In between the first and second rises, I washed and sterilized the jam jars, then put some frozen raspberries on one pie plate and some sugar on another and heated them up good-style. Then I combined the two and (messily) decanted them into the waiting jam jars. (I need a jam funnel. My mom is the only person I know who owns one.) Then I watched Carrie.

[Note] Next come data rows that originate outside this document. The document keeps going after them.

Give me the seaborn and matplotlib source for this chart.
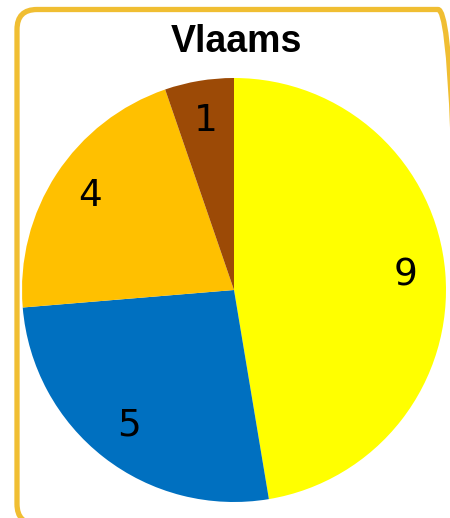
import matplotlib
matplotlib.use("Agg")
import matplotlib.pyplot as plt
from matplotlib.patches import FancyBboxPatch
import seaborn as sns

# data
categories = ["Geel", "Blauw", "Oranje", "Bruin"]
values = [9, 5, 4, 1]
colors = ["#FFFF00", "#0070C0", "#FFC000", "#9C4A06"]
title = "Vlaams"

sns.set_theme(style="white")
plt.rcParams['font.family'] = ['DejaVu Sans']

fig = plt.figure(figsize=(4.5, 5.18), dpi=100)
fig.patch.set_facecolor("white")

# rounded golden frame (in pixels so corners stay round); right and bottom run off the picture
frame = FancyBboxPatch((17, -6), 441, 514.5,
                       boxstyle="round,pad=0,rounding_size=20",
                       transform=None, facecolor="none",
                       edgecolor="#F0BE32", linewidth=3.8)
frame.set_clip_on(False)
fig.add_artist(frame)

ax = fig.add_axes([22 / 450, 16 / 518, 424 / 450, 424 / 518])
wedges, texts = ax.pie(values, colors=colors, startangle=90, counterclock=False,
                       labels=[str(v) for v in values], labeldistance=0.81,
                       wedgeprops=dict(linewidth=0),
                       textprops=dict(fontsize=27, color="black", ha="center", va="center"))
ax.set_xlim(-1, 1)
ax.set_ylim(-1, 1)
ax.set_aspect("equal")
ax.axis("off")

fig.text(236 / 450, 1 - 42 / 518, title, ha="center", va="center", color="black",
         fontsize=27, fontweight="bold", family=["Liberation Sans", "DejaVu Sans"])

fig.savefig("out.png", dpi=100)
print(fig.get_size_inches() * fig.dpi, frame.get_window_extent())
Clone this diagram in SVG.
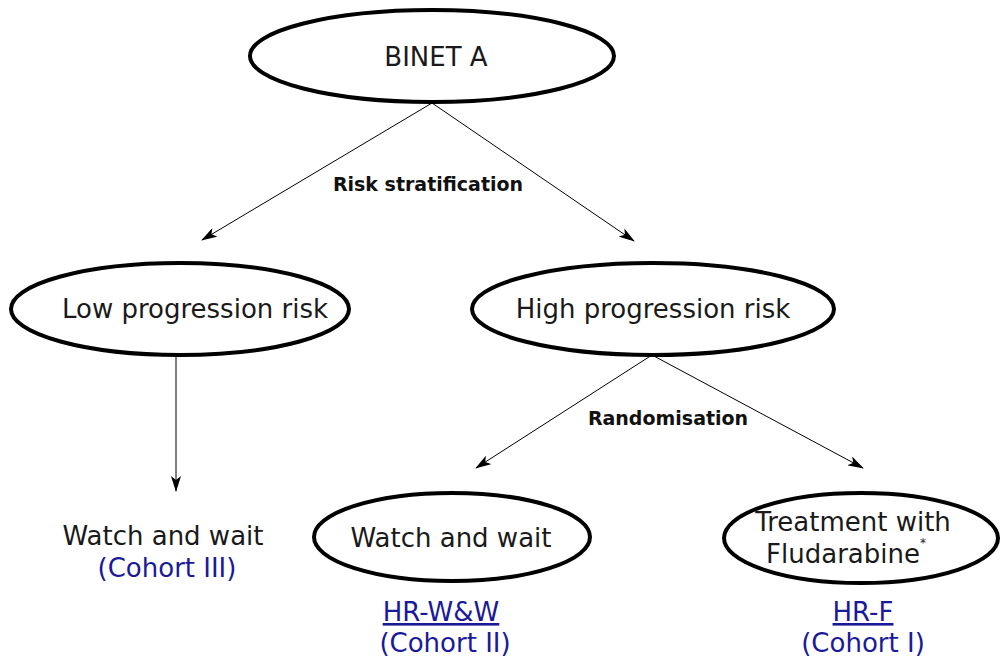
<svg xmlns="http://www.w3.org/2000/svg" width="1000" height="657" viewBox="0 0 1000 657">
<style>
.node ellipse{fill:#fff;stroke:#000;stroke-width:4}
.t{font-family:"DejaVu Sans",Verdana,sans-serif;font-size:26px;fill:#1a1a1a;text-anchor:middle}
.b{fill:#1a1a99}
.lbl{font-family:"DejaVu Sans",Verdana,sans-serif;font-weight:bold;font-size:19px;fill:#111;text-anchor:middle}
.conn line{stroke:#000;stroke-width:1;marker-end:url(#ah)}
</style>
<defs>
<marker id="ah" viewBox="0 0 16 10" refX="15" refY="5" markerWidth="16" markerHeight="10" markerUnits="userSpaceOnUse" orient="auto">
<path d="M0,0 L16,5 L0,10 L4,5 Z" fill="#000"/>
</marker>
</defs>
<rect width="1000" height="657" fill="#fff"/>
<g class="conn">
<line x1="432" y1="103" x2="202" y2="240"/>
<line x1="432" y1="103" x2="634" y2="241"/>
<line x1="176" y1="355" x2="176" y2="491"/>
<line x1="652" y1="355" x2="476" y2="468"/>
<line x1="652" y1="355" x2="863" y2="468"/>
</g>
<text class="lbl" x="428" y="191">Risk stratification</text>
<text class="lbl" x="668" y="425">Randomisation</text>
<g id="binet" class="node">
<ellipse cx="432" cy="56" rx="182" ry="46"/>
<text class="t" x="436" y="66">BINET A</text>
</g>
<g id="low" class="node">
<ellipse cx="180" cy="309" rx="169" ry="46"/>
<text class="t" x="195" y="318">Low progression risk</text>
</g>
<g id="high" class="node">
<ellipse cx="653" cy="309" rx="181" ry="46"/>
<text class="t" x="653" y="318">High progression risk</text>
</g>
<g id="ww-low" class="node">
<text class="t" x="163" y="545">Watch and wait</text>
<text class="t b" x="167" y="577">(Cohort III)</text>
</g>
<g id="ww-high" class="node">
<ellipse cx="452" cy="537" rx="138" ry="44"/>
<text class="t" x="451" y="547">Watch and wait</text>
<text class="t b" x="441" y="621" text-decoration="underline">HR-W&amp;W</text>
<text class="t b" x="445" y="652">(Cohort II)</text>
</g>
<g id="flu" class="node">
<ellipse cx="861" cy="538" rx="137" ry="45"/>
<text class="t" x="853" y="531">Treatment with</text>
<text class="t" x="846" y="563">Fludarabine<tspan font-size="12" dy="-16">*</tspan></text>
<text class="t b" x="863" y="621" text-decoration="underline">HR-F</text>
<text class="t b" x="863" y="652">(Cohort I)</text>
</g>
</svg>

Tell me why bread and jam together taste so good? Altogether, my ingredients were: flour, water, yeast, salt, sugar, and raspberries. How did the yeast and the flour and the water mix together to produce this amazingly textured, complexely-flavoured chunk of deliciousness? It's like magic or something.

1 comment:

Lisa said...

Bread and jam rocks. And homemade bread always rocks hardest. I need to get back to that myself -- I meant to all winter and somehow just never did. But until the weather gets so hot that the bread gets all yeasty the second you set it out, I can still do it. And hell, maybe then I'll have something to blog about.

And who is that handsome dog in your picture?!